E' del 15 aprile la sentenza del Tribunale Civile di Piacenza che condanna l'Associazione Islamica a pagare metà delle spese legali del procedimento aperto da uno dei soci fondatori che, vistosi negata la documentazione finanziaria, come nei suoi diritti stabilita dallo statuto, si è rivolto alla Magistratura. «Non riuscendo ad avere i bilanci, le ricevute e tutte le carte economiche del centro, mi sono dovuto rivolgere alle istituzioni. Spontaneanente, la dirigenza del centro, solo dopo l'intervento del giudice però, ha fornito quasi tutto di quanto avevo richiesto. Per esempio la documentazione relativa alle attività scolastiche non sembra essere disponibile. Questo provvedimento, per noi, è una grande vittoria. Testimonia che stiamo andando nella direzione giusta. I fatti si fanno nei tribunali e nelle sedi opportune e non sui social network o a voce», commenta. Il giudice, quando l'associazione ha fornito i documenti richiesti, ha stabilito che era venuto meno il motivo del contendere.  Il 28 dicembre 2015, anche la Regione Emilia Romagna, a seguito dell'esposto del socio fondatore, si era espressa a favore di quest'ultimo, attivando un controllo specifico "al fine di accertare, a carico dell'Associazione, l'effettiva sussistenza di irregolarità o illegittimità", si legge nella nota della Regione. 

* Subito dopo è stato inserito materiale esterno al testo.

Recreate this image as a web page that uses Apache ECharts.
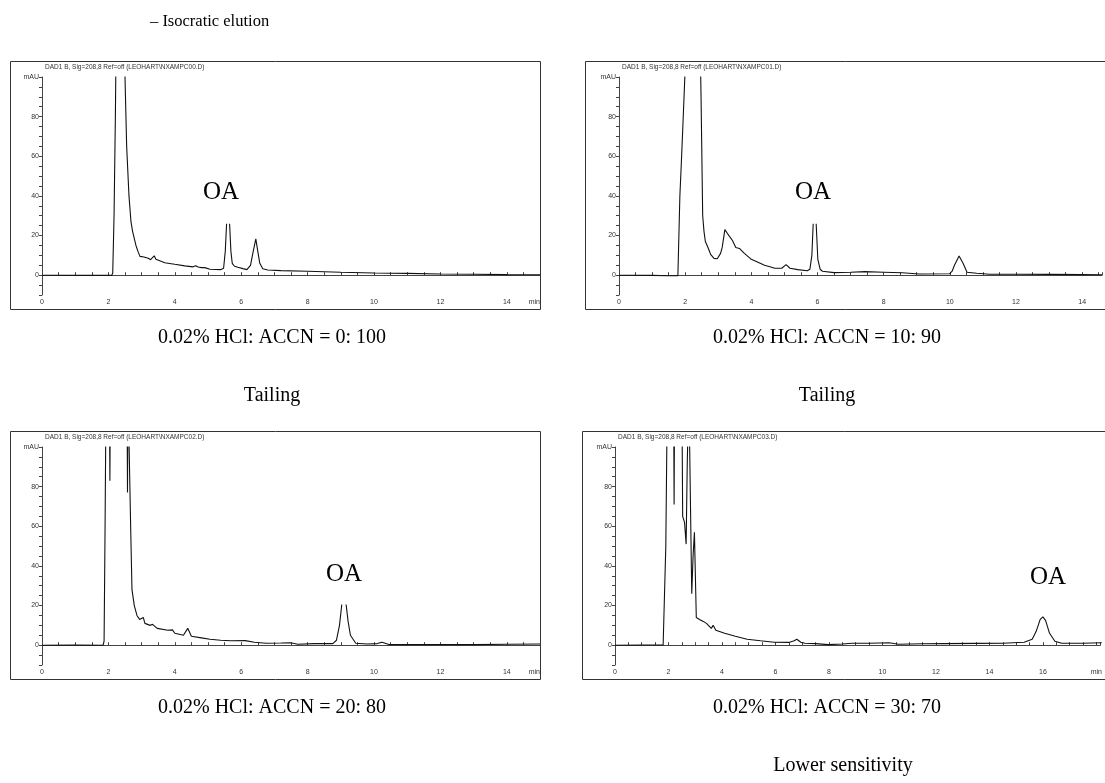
<!DOCTYPE html>
<html>
<head>
<meta charset="utf-8">
<script src="https://cdn.jsdelivr.net/npm/echarts@6/dist/echarts.min.js"></script>
<style>
  html, body { margin: 0; padding: 0; background: #fff; }
  #chart { width: 1105px; height: 783px; }
</style>
</head>
<body>
<div id="chart"></div>
<script>
// chromatogram traces, [time (min), signal (mAU)] -- '-' breaks the line where the OA label hides the peak top
const trace00 = [[0,0],[1,-0.1],[2.1,-0.1],[2.13,1],[2.17,30],[2.21,80],[2.24,130],[2.45,130],[2.5,100],[2.55,65],
  [2.62,40],[2.68,27],[2.73,22],[2.78,21.5],[2.83,15],[2.89,12],[2.95,9.5],[3.0,9],[3.07,9.2],[3.13,9.3],[3.2,8.5],
  [3.27,7.8],[3.33,8.6],[3.38,9.8],[3.43,8],[3.49,7],[3.7,6.3],[3.89,5.8],[4.0,5.5],[4.3,4.7],[4.55,4.2],[4.63,4.8],
  [4.7,4.1],[4.8,3.8],[4.9,3.8],[5.06,3],[5.38,2.8],[5.47,3.5],[5.52,12],[5.56,26],['-','-'],[5.65,26],[5.69,12],
  [5.73,6],[5.8,4.5],[5.9,4],[6.05,3.3],[6.17,2.8],[6.28,5],[6.35,11],[6.44,18.3],[6.5,12],[6.56,6],[6.65,3.2],
  [6.8,2.6],[7.2,2.3],[8,2],[9,1.5],[10,1.1],[11,0.9],[12,0.6],[13,0.5],[14,0.3],[15,0.2]];

const trace01 = [[0,0],[1,-0.1],[1.5,-0.3],[1.78,-0.3],[1.81,0.5],[1.84,40],[1.88,55],[1.93,75],[1.99,100],[2.03,130],
  [2.44,130],[2.48,90],[2.53,30],[2.57,22],[2.61,17],[2.69,14],[2.77,10.5],[2.87,8.5],[2.97,8.3],[3.07,11],[3.12,14],
  [3.2,23],[3.28,21],[3.43,17.5],[3.53,14],[3.64,13.5],[3.79,11],[4.0,8],[4.2,6.5],[4.4,5],[4.56,4.3],[4.71,3.5],
  [4.92,3.5],[5.05,5.3],[5.17,3.5],[5.4,2.8],[5.69,2.2],[5.77,3],[5.83,10],[5.87,26],['-','-'],[5.96,26],[6.01,8],
  [6.08,3],[6.15,2],[6.5,1.3],[7.0,1.5],[7.43,1.8],[8.0,1.5],[8.56,1.2],[9.07,0.6],[9.99,0.7],[10.07,2],[10.14,5],
  [10.28,9.7],[10.4,6],[10.52,1.5],[10.81,1],[11.2,0.5],[12,0.5],[13,0.4],[14,0.3],[14.6,0.2]];

const trace02 = [[0,0],[1,0.1],[1.84,0],[1.87,2],[1.9,60],[1.93,130],[2.03,130],[2.045,83],[2.06,130],[2.56,130],
  [2.575,77],[2.59,130],[2.64,130],[2.67,60],[2.71,28],[2.78,20],[2.86,15],[2.94,13],[2.99,12.5],[3.05,14],[3.1,11],
  [3.26,10],[3.33,10.5],[3.47,8.5],[3.79,7.5],[3.93,7.7],[4.0,6],[4.26,5],[4.39,8.5],[4.5,4.5],[4.8,3.7],[5.06,3],
  [5.38,2.5],[5.7,2.2],[6.12,2.3],[6.4,1.5],[6.75,1],[7.2,1.1],[7.49,1.2],[7.7,0.5],[8.2,0.8],[8.76,0.8],[8.87,2.5],
  [8.96,10],[9.03,20.5],['-','-'],[9.16,20.5],[9.22,12],[9.29,5],[9.45,1],[9.8,0.6],[10.1,0.8],[10.24,1.5],
  [10.45,0.3],[11,0.3],[12,0.3],[13,0.3],[14,0.5],[15,0.6]];

const trace03 = [[0,0],[1,0.1],[1.8,0.1],[1.84,1],[1.9,50],[1.96,130],[2.19,130],[2.21,71],[2.23,130],[2.5,130],
  [2.53,65],[2.6,62],[2.66,51],[2.7,90],[2.76,130],[2.81,130],[2.87,26],[2.92,45],[2.97,57],[3.04,14],[3.16,13],
  [3.3,12],[3.42,11],[3.6,8.5],[3.67,10],[3.77,7.5],[4.1,6],[4.5,4.5],[4.94,3],[5.44,2.2],[5.95,1.5],[6.5,1.4],
  [6.7,2.2],[6.8,3],[6.95,1.5],[7.1,1],[7.5,0.8],[7.97,0.3],[8.5,0.6],[8.86,1],[9.5,1],[10.25,1.2],[10.6,0.5],
  [11.5,0.7],[12.3,0.8],[13.5,0.9],[14.5,1],[15.3,1.5],[15.6,3],[15.75,7],[15.9,13],[16.0,14.3],[16.1,12.5],
  [16.25,6],[16.45,2],[16.7,1],[17.5,1],[18.2,1.2]];

const traces = [trace00, trace01, trace02, trace03];
const dataFiles = ['NXAMPC00.D', 'NXAMPC01.D', 'NXAMPC02.D', 'NXAMPC03.D'];
const conditions = ['0.02% HCl: ACCN = 0: 100', '0.02% HCl: ACCN = 10: 90',
  '0.02% HCl: ACCN = 20: 80', '0.02% HCl: ACCN = 30: 70'];
const notes = ['Tailing', 'Tailing', '', 'Lower sensitivity'];
const xMax = [15, 14.6, 15, 18.15];
const yLabels = [0, 20, 40, 60, 80];

// panel placement (pixels)
const panels = [
  {gx: 42,  gy: 77,  gw: 498, frame: [10, 61, 530, 248],  oa: [221, 192], cap: [272, 338], note: [272, 396]},
  {gx: 619, gy: 77,  gw: 486, frame: [585, 61, 600, 248], oa: [813, 192], cap: [827, 338], note: [827, 396]},
  {gx: 42,  gy: 447, gw: 498, frame: [10, 431, 530, 248], oa: [344, 574], cap: [272, 708], note: [272, 766]},
  {gx: 615, gy: 447, gw: 490, frame: [582, 431, 600, 248], oa: [1048, 577], cap: [827, 708], note: [843, 766]}
];

const axisGray = '#444';
const small = {color: '#333', fontSize: 7, fontFamily: 'Liberation Sans'};
const serif = '"Liberation Serif", "Times New Roman", serif';

const grids = [], xAxes = [], yAxes = [], series = [], graphics = [];

panels.forEach((p, i) => {
  grids.push({left: p.gx, top: p.gy, width: p.gw, height: 218});
  const lastX = xMax[i];
  xAxes.push({
    type: 'value', gridIndex: i, min: 0, max: lastX, interval: 0.5,
    axisLine: {lineStyle: {color: axisGray, width: 1}},
    axisTick: {inside: true, length: 3, lineStyle: {color: axisGray}},
    splitLine: {show: false},
    axisLabel: Object.assign({}, small, {
      margin: 4, showMaxLabel: true, alignMaxLabel: 'right',
      formatter: v => {
        if (Math.abs(v - 15) < 1e-6 && lastX === 15) return 'min';
        if (Math.abs(v - 18) < 1e-6) return 'min';
        return (Math.abs(v % 2) < 1e-6 && v < 17) ? String(v) : '';
      }
    })
  });
  yAxes.push({
    type: 'value', gridIndex: i, min: -10, max: 100, interval: 5,
    axisLine: {show: true, lineStyle: {color: axisGray, width: 1}},
    axisTick: {show: true, length: 3, lineStyle: {color: axisGray}},
    splitLine: {show: false},
    axisLabel: Object.assign({}, small, {
      margin: 3, showMaxLabel: true,
      formatter: v => v === 100 ? 'mAU' : (yLabels.indexOf(v) >= 0 ? String(v) : '')
    })
  });
  series.push({
    type: 'line', xAxisIndex: i, yAxisIndex: i, data: traces[i],
    showSymbol: false, connectNulls: false, clip: true, silent: true,
    lineStyle: {color: '#111', width: 1.1}
  });

  // panel frame
  graphics.push({
    type: 'rect', z: 1,
    shape: {x: p.frame[0] + 0.5, y: p.frame[1] + 0.5, width: p.frame[2], height: p.frame[3]},
    style: {fill: null, stroke: '#333', lineWidth: 1}
  });
  // instrument header
  graphics.push({
    type: 'text', x: p.gx + 3, y: p.frame[1] + 6,
    style: {text: 'DAD1 B, Sig=208,8 Ref=off (LEOHART\\' + dataFiles[i] + ')', fill: '#333',
      font: '6.5px "Liberation Sans"', textVerticalAlign: 'middle'}
  });
  // OA label
  graphics.push({
    type: 'text', x: p.oa[0], y: p.oa[1], z: 10,
    style: {text: 'OA', fill: '#000', font: '25px ' + serif, textAlign: 'center', textVerticalAlign: 'middle'}
  });
  graphics.push({
    type: 'text', x: p.cap[0], y: p.cap[1],
    style: {text: conditions[i], fill: '#000', font: '20px ' + serif, textAlign: 'center', textVerticalAlign: 'middle'}
  });
  if (notes[i]) {
    graphics.push({
      type: 'text', x: p.note[0], y: p.note[1],
      style: {text: notes[i], fill: '#000', font: '20px ' + serif, textAlign: 'center', textVerticalAlign: 'middle'}
    });
  }
});

graphics.push({
  type: 'text', x: 150, y: 22,
  style: {text: '– Isocratic elution', fill: '#000', font: '16.5px ' + serif, textVerticalAlign: 'middle'}
});

const myChart = echarts.init(document.getElementById('chart'), null, {renderer: 'canvas'});
myChart.setOption({
  animation: false,
  backgroundColor: '#fff',
  grid: grids,
  xAxis: xAxes,
  yAxis: yAxes,
  series: series,
  graphic: graphics
});
</script>
</body>
</html>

La "guerra" tra il centro islamico di via Caorsana e il gruppo di dissidenti continua. Domenica 17 aprile la manifestazione di protesta davanti alla sede dell'associazione e poi la sospensione dei lavori che avrebbero portato i soci alla votazione del nuovo statuto, contro il quale i dissidenti si oppongono fermamente. «Alcuni di noi, ancora soci, hanno partecipato all'essemblea e hanno chiesto chiarezza e trasparenza ma quando hanno visto che solo cinque persone avevano visionato i conti per poi riferire ai restanti, siamo intervenuti, come era nelle nostre facoltà. Non è corretto che solo loro abbiano visto la documentazione finanziaria senza poter poi avere nulla in mano da mostrare a tutti gli altri», commenta il gruppo di dissidenti. Dal canto suo, il direttore generale dell'Associazione, Yassine Baradai ribatte: «L'assemblea è stata sospesa perché due persone hanno monopolizzato la scena impedendo, di fatto, di rispettare l'ordine del giorno. Dopo la conferenza stampa di questo gruppo di dissidenti, cinque soci si sono riuniti spontaneamente in una commissione provvisoria, hanno chiesto i bilanci e i verbali delle assemblee precedenti dal 2008 al 2014 e hanno visionato tutto nel pomeriggio del 17 aprile, stabilendo infine di non aver trovato niente di irregolare. Una volta in assemblea, avrebbero riferito quanto da loro appurato ma i due soci hanno impedito di fatto che questo avvenisse. Di quanto avvenuto ci sono i verbali firmati. Quando gli animi si sono scaldati abbiamo chiamato la polizia perché riportasse la calma e - conclude - non abbiamo nulla da nascondere».